Practically speaking you’ve got a few choices if you want to do a bad-kissing intervention with your boyfriend. You could say something directly. This might be awkward, hurt his feelings, and it may or may not help. If you’re going to take this route, think about how you would want to be told something like this. Also, think about how you and your boyfriend might be different in how you want to be told. I’m not necessarily recommending this approach, but in case no one has told you yet, you’re allowed to be direct, even about this.

You could also try to teach him by doing. Next time you’re making out, take control. Literally get on top and start showing him exactly how you want to be kissed. You don’t have to say anything, he may get it, and he may like it. Teaching someone how you want to be kissed can be, maybe should be, fun. Sex lessons can be erotic instead of didactic (except for those people who eroticize didacticism, when it's both).

You can also take the passive-aggressive approach of forwarding him a how to kiss article, but unless you both eroticize passive aggressiveness I wouldn’t go there. Also, it seems a bit cold.

But I think there’s more to be learned from this question. Think of this situation as a point of friction in your sexual relationship. There’s something you want that you’re not getting, which often means there’s an ideal experience you’re either imagining/fantasizing about, or recalling, and now comparing to your current experience. This point of friction is worth paying attention to and probing a little further.

My first question to you would be, is the kissing the only thing you don’t like? Would you describe you and your boyfriend as sexually compatible other than kissing? Depending on your answer to that question I’d have others.

This also feels like a chance to learn something about yourself. Can you describe what exactly it is that you don’t like about the way they kiss?
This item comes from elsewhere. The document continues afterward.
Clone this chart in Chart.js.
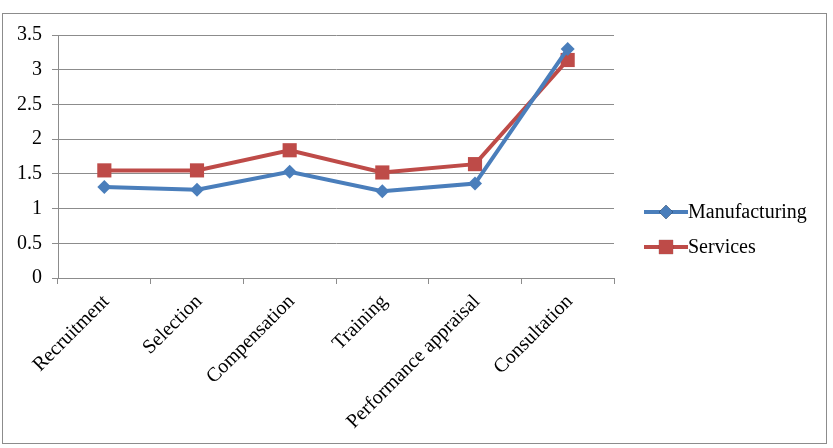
<!DOCTYPE html>
<html>
<head>
<meta charset="utf-8">
<script src="https://cdn.jsdelivr.net/npm/chart.js@4"></script>
<style>
  html, body { margin: 0; padding: 0; background: #fff; }
  #wrap { width: 833px; height: 448px; }
</style>
</head>
<body>
<div id="wrap"><canvas id="chart"></canvas></div>
<script>
var categories = ['Recruitment', 'Selection', 'Compensation', 'Training', 'Performance appraisal', 'Consultation'];
var manufacturing = [1.31, 1.27, 1.53, 1.25, 1.36, 3.30];
var services = [1.55, 1.55, 1.84, 1.52, 1.64, 3.14];
var yTicks = [0, 0.5, 1, 1.5, 2, 2.5, 3, 3.5];

var FONT = 'Liberation Serif';

// outer frame like the office chart border
var framePlugin = {
    id: 'frame',
    beforeDraw: function (chart) {
        var ctx = chart.ctx;
        ctx.save();
        ctx.fillStyle = '#fff';
        ctx.fillRect(0, 0, chart.width, chart.height);
        ctx.strokeStyle = '#8c8c8c';
        ctx.lineWidth = 1;
        ctx.strokeRect(2.5, 13.5, 824, 430);
        ctx.restore();
    }
};

// legend with line + marker, drawn from the datasets
var sideLegend = {
    id: 'sideLegend',
    afterDraw: function (chart) {
        var ctx = chart.ctx;
        var ys = [212, 247];
        ctx.save();
        chart.data.datasets.forEach(function (ds, i) {
            var y = ys[i];
            ctx.strokeStyle = ds.borderColor;
            ctx.lineWidth = ds.borderWidth;
            ctx.beginPath();
            ctx.moveTo(644, y);
            ctx.lineTo(688, y);
            ctx.stroke();
            Chart.helpers.drawPoint(ctx, {
                pointStyle: ds.pointStyle,
                radius: ds.pointRadius,
                borderWidth: 0
            }, 666, y);
            ctx.fillStyle = ds.pointBackgroundColor;
            ctx.fill();
            ctx.fillStyle = '#000';
            ctx.font = '20px "' + FONT + '"';
            ctx.textBaseline = 'middle';
            ctx.textAlign = 'left';
            ctx.fillText(ds.label, 688, y + 1);
        });
        ctx.restore();
    }
};

new Chart(document.getElementById('chart'), {
    type: 'line',
    data: {
        labels: categories,
        datasets: [{
            label: 'Manufacturing',
            data: manufacturing,
            borderColor: '#4a7ebb',
            backgroundColor: '#4a7ebb',
            pointBackgroundColor: '#4a7ebb',
            pointBorderWidth: 0,
            pointStyle: 'rectRot',
            pointRadius: 7,
            borderWidth: 4
        }, {
            label: 'Services',
            data: services,
            borderColor: '#be4b48',
            backgroundColor: '#be4b48',
            pointBackgroundColor: '#be4b48',
            pointBorderWidth: 0,
            pointStyle: 'rect',
            pointRadius: 10,
            borderWidth: 4
        }]
    },
    options: {
        responsive: true,
        maintainAspectRatio: false,
        animation: false,
        layout: { padding: { left: 0, top: 35, right: 219, bottom: 0 } },
        plugins: {
            legend: { display: false },
            tooltip: { enabled: false }
        },
        scales: {
            x: {
                offset: true,
                grid: {
                    offset: true,
                    drawOnChartArea: false,
                    drawTicks: true,
                    tickLength: 6,
                    color: '#8c8c8c'
                },
                border: { color: '#8c8c8c' },
                ticks: {
                    color: '#000',
                    font: { family: FONT, size: 20 },
                    minRotation: 45,
                    maxRotation: 45,
                    autoSkip: false,
                    padding: 6,
                    labelOffset: 2
                },
                afterFit: function (scale) { scale.height = 170; }
            },
            y: {
                min: 0,
                max: 3.5,
                afterBuildTicks: function (scale) {
                    scale.ticks = yTicks.map(function (v) { return { value: v }; });
                },
                grid: {
                    color: '#8c8c8c',
                    tickLength: 6
                },
                border: { color: '#8c8c8c' },
                ticks: {
                    color: '#000',
                    font: { family: FONT, size: 20 },
                    padding: 10,
                    callback: function (v) { return String(v); }
                },
                afterFit: function (scale) { scale.width = 58; }
            }
        }
    },
    plugins: [framePlugin, sideLegend]
});
</script>
</body>
</html>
Is it the technique? Is it the energy or intent, the timing or the pacing? A funny thing about sex is that because we’re not encouraged to talk about it much when we’re younger, we don’t always dig deep for ourselves, so something may turn us on or off, without us knowing why. We don’t always need to know why something turns us on, but if you can allow yourself to think about, and fantasize about the question, other desires may bubble up.

I’m not suggesting you need to interrogate your desires in a way that feels like you're forcing yourself to think about it. Instead I’m talking about being able to mull it over, letting your mind wander where it will but paying attention to where it wanders. If you can do that, even with something as seemingly basic as kissing, you’d be surprised what rises to the surface.